## COLLECTED DATA
════

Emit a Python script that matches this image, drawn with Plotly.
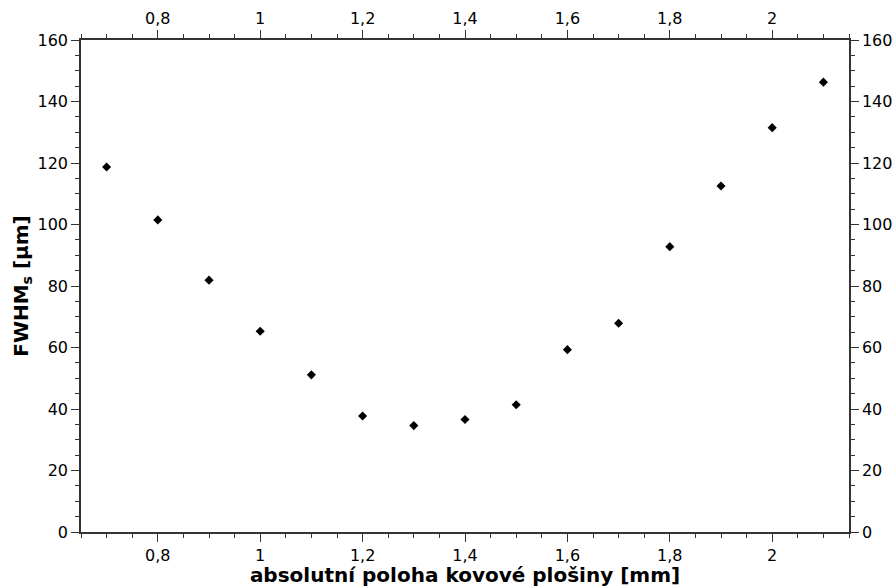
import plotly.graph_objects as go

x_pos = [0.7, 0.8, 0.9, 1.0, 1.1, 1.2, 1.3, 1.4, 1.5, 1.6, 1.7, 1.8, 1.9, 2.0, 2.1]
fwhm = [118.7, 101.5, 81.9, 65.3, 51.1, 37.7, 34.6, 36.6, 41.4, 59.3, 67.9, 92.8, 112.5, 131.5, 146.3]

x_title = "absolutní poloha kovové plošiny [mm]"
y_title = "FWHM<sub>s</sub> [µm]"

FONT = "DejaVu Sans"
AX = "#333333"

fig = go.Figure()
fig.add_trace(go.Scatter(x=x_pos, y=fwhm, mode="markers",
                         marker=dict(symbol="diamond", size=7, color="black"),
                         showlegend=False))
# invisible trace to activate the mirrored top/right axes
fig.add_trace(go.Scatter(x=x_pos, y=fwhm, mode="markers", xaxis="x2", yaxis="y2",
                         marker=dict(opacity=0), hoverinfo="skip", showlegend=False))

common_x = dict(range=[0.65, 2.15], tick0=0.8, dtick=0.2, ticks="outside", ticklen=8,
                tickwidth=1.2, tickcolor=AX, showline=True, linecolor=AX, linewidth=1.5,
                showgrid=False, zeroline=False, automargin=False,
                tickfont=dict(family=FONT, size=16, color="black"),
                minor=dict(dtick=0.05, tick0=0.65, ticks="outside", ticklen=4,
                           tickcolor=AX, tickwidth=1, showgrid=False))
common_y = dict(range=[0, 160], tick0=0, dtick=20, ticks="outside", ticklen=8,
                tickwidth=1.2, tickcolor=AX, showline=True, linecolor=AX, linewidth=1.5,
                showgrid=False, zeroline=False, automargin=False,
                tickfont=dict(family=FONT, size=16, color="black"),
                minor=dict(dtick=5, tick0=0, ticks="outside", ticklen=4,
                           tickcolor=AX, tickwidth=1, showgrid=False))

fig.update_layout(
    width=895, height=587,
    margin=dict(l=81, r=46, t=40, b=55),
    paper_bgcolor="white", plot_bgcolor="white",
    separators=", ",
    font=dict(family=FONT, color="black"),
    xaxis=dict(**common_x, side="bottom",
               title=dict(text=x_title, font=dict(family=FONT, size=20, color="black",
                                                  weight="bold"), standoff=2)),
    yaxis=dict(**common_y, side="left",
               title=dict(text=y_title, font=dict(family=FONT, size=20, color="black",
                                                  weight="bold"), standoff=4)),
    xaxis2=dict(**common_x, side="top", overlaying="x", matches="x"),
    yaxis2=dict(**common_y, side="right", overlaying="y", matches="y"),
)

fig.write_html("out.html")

════

## YOUR TASK
Emit the lines of the material exactly, from its first line to the line containing "112.5, 131.5, 146.3]", inclusive; leave every picture out.

## RESULT OF THE TASK
Emit a Python script that matches this image, drawn with Plotly.
import plotly.graph_objects as go

x_pos = [0.7, 0.8, 0.9, 1.0, 1.1, 1.2, 1.3, 1.4, 1.5, 1.6, 1.7, 1.8, 1.9, 2.0, 2.1]
fwhm = [118.7, 101.5, 81.9, 65.3, 51.1, 37.7, 34.6, 36.6, 41.4, 59.3, 67.9, 92.8, 112.5, 131.5, 146.3]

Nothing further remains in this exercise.